David Cook, of Cook Vineyard Management, manages the 80-acre Pagani Ranch Vineyard, just south of Kenwood, and he says that the property’s 110-year-old vines were saved by a crew of inmates.
“The fire was raging down the back side of the hill from the Warm Springs area and they created a fire line that saved the vineyard,” said Cook, who also serves as a member of the Sonoma City Council. “One of the Paganis, who works for me, was evacuating a relative from the property when he saw the inmates arrive. He said he started crying when he saw them coming down over the hill to their rescue.”
Some homeowners whose houses they helped save dubbed the inmates “angels in orange.”
“There just weren’t enough resources available during the height of these fires,” added Cook. “If it hadn’t been for those inmates, the vineyard would have been wiped out. We are just so appreciative that they were there to help.”
Thirty California prison camps were assigned to the Sonoma/Napa fires, including one all-female crew from Southern California.
The unique program dates back 100 years and began with prisoners assigned to work road crews. During World War II, the predecessor agency to Cal Fire was short on workers and the idea was hatched to have inmates occupy “temporary camps” to augment the regular firefighting forces.
Only minimum- custody inmates are eligible to volunteer for the fire-fighting camps and they need to earn the right to participate through good behavior. If an inmate is in jail for sexual offenses, arson and or they have any history of escape, they can’t participate.
The inmates earn $2 a day while in the camps and $1 an hour when out battling fires. While the low wage appalls many, it’s the highest pay an inmate can receive for work while incarcerated. “This program is a beautiful thing,” said Kirk Brown, when interviewed this week in the pouring rain on the side of the road. “It gives us a chance to give back to the community and we can get time knocked off our sentence.”
He had never heard of the program when he entered prison.
“I’ve never done anything like this before in my life,” he said with a laugh.
Today, he is the leader – the “swamper” – of his crew.
“Kirk’s a real father figure to the other guys,” said a sergeant overseeing the crew.
In an average year, the program provides approximately 3 million firefighting hours, which saves taxpayers approximately $100 million.
A typical firefighting inmate camp houses 60 to 70 prisoners, who are divided into four or five crews. In total, around 3,800 inmates participate in the program, and there are 220 California firefighting crews in all.

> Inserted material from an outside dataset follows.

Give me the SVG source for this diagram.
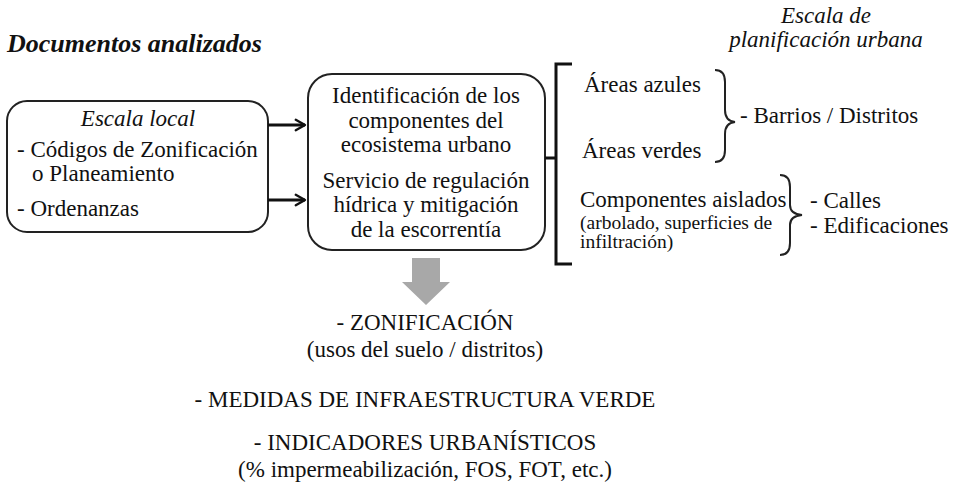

They’re called conservation camps because, when not fighting fires, the inmates spend their days maintaining hiking trails, restoring historical structures, maintaining parks and flood protection, reforesting and clearing fallen trees and debris.
“The camps are literally what the word implies,” said CDCR spokesman Bill Sessa. “In most cases they are strategically placed in rural areas near where fires might break out.” The first inmate camp to show up in Sonoma Valley was from Konocti, near Clear Lake.

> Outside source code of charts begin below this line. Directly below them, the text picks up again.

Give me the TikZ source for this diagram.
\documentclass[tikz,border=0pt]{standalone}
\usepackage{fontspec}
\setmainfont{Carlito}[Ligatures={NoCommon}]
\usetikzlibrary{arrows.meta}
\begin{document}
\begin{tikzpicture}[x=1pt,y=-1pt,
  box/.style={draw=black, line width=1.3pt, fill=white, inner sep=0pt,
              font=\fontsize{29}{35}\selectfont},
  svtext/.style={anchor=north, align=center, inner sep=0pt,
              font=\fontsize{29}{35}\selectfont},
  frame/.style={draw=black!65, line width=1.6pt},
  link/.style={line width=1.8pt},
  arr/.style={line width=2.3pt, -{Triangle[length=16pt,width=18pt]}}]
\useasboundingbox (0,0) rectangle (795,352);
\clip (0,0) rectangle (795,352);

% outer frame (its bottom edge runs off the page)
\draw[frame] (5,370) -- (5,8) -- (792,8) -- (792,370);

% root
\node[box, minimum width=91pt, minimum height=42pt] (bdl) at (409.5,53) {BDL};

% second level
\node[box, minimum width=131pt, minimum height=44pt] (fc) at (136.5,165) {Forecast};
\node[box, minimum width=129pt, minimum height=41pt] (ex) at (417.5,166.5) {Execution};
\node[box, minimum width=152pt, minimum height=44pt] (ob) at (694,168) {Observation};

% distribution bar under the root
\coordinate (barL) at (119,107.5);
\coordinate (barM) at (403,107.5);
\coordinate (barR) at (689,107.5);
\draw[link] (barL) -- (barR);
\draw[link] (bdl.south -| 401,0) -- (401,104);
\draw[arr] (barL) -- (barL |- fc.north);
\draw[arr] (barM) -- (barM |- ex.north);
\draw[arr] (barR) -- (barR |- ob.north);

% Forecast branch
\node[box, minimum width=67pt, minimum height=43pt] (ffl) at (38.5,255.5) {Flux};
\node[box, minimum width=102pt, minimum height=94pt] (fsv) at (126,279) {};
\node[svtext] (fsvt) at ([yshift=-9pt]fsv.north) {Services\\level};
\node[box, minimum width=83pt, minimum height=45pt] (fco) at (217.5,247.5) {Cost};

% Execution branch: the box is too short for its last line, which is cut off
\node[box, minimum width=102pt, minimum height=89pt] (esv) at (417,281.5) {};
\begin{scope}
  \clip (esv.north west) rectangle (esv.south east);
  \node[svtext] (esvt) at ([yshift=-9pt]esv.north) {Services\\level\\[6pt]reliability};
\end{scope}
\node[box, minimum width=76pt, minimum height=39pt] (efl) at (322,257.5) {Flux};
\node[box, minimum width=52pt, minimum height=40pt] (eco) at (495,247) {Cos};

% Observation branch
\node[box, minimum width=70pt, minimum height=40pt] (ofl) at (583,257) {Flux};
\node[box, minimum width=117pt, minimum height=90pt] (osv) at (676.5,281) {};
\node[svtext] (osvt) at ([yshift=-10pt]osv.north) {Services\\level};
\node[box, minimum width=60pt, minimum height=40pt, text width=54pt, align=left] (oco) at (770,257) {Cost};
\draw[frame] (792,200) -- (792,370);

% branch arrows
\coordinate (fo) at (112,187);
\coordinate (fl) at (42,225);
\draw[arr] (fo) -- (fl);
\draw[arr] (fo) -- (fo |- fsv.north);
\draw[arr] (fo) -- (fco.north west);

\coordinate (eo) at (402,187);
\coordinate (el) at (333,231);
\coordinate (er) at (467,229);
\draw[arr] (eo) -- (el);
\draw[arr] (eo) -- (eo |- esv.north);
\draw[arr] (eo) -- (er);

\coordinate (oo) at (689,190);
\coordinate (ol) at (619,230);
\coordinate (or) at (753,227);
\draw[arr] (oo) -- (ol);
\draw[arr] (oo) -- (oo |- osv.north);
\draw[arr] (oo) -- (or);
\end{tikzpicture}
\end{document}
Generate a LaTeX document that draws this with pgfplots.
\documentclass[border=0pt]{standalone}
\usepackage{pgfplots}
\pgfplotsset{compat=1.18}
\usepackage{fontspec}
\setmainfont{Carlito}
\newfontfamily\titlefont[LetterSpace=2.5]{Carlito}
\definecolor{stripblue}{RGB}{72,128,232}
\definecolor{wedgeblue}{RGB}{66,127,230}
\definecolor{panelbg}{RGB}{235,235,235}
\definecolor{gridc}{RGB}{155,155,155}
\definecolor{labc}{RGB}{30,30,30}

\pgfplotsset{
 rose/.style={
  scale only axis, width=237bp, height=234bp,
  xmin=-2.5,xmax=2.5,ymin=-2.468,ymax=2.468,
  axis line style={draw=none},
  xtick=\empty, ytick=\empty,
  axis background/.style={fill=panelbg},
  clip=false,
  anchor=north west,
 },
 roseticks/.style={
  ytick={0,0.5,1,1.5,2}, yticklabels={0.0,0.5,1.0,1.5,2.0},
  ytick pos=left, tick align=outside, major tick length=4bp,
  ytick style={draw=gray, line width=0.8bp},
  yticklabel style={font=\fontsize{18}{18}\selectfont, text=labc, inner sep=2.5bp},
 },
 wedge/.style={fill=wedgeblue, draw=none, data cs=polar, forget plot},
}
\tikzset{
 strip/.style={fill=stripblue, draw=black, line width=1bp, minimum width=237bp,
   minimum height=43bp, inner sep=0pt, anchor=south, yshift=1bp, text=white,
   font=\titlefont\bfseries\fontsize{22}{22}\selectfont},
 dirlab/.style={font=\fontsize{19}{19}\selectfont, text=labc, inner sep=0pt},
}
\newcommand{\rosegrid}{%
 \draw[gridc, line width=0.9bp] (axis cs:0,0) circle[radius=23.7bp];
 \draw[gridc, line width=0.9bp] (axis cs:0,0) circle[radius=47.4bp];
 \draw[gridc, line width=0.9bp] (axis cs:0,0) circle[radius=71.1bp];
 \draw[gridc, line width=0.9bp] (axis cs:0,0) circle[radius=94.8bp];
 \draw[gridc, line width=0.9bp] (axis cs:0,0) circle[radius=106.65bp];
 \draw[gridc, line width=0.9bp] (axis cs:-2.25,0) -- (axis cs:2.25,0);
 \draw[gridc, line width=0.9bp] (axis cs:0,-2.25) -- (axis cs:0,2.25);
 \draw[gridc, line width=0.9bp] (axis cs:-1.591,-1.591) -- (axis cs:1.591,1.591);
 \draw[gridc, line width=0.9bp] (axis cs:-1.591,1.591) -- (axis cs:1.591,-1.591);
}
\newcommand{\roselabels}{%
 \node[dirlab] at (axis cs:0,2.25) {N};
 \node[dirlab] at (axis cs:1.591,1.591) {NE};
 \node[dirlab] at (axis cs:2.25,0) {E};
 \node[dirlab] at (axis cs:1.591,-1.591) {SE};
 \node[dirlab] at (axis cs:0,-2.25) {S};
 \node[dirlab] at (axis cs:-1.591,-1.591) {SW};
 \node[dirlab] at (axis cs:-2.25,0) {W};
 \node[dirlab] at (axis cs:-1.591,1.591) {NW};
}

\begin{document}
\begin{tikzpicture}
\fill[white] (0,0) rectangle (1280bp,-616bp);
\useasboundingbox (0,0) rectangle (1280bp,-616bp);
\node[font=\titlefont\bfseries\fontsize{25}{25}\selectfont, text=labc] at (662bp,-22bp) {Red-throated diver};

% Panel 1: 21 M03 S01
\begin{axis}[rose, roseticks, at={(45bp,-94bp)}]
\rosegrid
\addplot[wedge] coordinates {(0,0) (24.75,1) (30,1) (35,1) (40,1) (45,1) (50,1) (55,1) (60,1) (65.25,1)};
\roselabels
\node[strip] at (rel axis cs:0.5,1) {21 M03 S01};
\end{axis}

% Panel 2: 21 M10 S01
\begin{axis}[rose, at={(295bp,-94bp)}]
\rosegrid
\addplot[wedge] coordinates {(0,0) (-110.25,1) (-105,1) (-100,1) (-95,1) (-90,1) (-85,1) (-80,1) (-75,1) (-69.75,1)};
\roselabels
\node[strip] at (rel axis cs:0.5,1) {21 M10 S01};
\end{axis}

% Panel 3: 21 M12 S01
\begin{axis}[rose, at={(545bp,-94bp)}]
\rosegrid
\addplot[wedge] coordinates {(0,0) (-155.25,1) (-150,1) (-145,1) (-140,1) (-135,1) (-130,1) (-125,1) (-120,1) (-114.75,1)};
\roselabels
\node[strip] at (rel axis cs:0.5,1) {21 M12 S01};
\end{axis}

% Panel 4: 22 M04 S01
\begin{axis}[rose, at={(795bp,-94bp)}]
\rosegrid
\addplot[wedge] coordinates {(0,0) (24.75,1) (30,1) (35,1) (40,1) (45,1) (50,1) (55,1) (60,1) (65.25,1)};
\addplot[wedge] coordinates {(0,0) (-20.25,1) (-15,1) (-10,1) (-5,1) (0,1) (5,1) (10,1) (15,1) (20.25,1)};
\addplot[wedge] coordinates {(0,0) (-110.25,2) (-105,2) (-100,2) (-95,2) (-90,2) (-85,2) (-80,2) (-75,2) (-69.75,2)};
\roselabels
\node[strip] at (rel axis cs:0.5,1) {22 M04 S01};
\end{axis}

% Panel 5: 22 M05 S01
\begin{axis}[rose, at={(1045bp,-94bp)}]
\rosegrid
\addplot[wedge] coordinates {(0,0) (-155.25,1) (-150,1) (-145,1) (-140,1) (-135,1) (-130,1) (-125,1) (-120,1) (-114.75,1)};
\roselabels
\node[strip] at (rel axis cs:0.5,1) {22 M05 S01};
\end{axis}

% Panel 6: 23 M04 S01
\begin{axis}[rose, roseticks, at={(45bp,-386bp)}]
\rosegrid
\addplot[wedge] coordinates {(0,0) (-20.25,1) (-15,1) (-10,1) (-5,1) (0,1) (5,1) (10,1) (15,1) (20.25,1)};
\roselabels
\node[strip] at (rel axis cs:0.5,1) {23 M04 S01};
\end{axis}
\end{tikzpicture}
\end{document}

Prisoners in the camps live there year-round in dorms with minimum security, boundaries, but no electric fences, said Sessa.
“The informal atmosphere is a real draw,” Sessa said. “There are so many immediate benefits to the camp environment that rarely does an inmate ever jeopardize their spot.”
Once accepted, inmates stay in the camp until their parole date. Sessa said that studies have shown that inmates who fight fires are 10 percent less likely than other inmates to commit another crime after their release.
“I like it because I’m around other people who are trying to better their lives,” said Brown. “And the program teaches us work ethics, how to work as a team with others.”
“Inmates tell me that the life lessons they learned in the camps were the lasting benefit they got from the experience,” said Sessa. “They learn some of the life skills that we take for granted – working a job, being reliable. Countless times, they have told me that the camp experience is what helped them to succeed when they left prison.”
Jeff Bundschu, of Gundlach-Bundschu winery, interacted with a crew on his property one day toward the end of the fires.
“I’m all for it,” he said about the program. “If one of these guys applied for a job with me after their release, I would look really positively on their service with Cal Fire.”
Dmitra Smith, who lives in the Springs, is “incredibly appreciative” of the work done by the inmates, and she’s a proponent of the program. But as vice chair of the Sonoma County Human Rights Commission, she says she’s very uncomfortable with the low wages the prisoners receive.
“The inmates work 24 to 72 hours shifts, carrying 60-pound packs and doing the most physically challenging work – like digging trenches and hand-clearing brush,” she said. “I really wish they made more than $1 an hour.”
Smith knew that numerous inmate crews were risking their lives alongside traditional crews and she reached out to Capt. Tracy Snyder at the California Department of Corrections to find out how she could send them thank-you notes. Snyder told her that she had never gotten this request before.
“She told me that sending a letter or card could make a huge difference in their lives,” said Smith.
Snyder emailed Smith and said that thank-you notes would “provide the inmates with meaning, pride, and a feeling of accomplishment; many of them have never had any of those feelings in their lives.”
As of last week, almost 150 prisoner firefighters were still in and around Sonoma County, doing debris cleanup and clearing storm drains in advance of the winter rains.
“The inmates worked tirelessly up in the hills and they didn’t see all the encouraging signs, and get all the hugs and pose for selfies,” said Smith. “Sending them cards to say thank you is the least we can do.”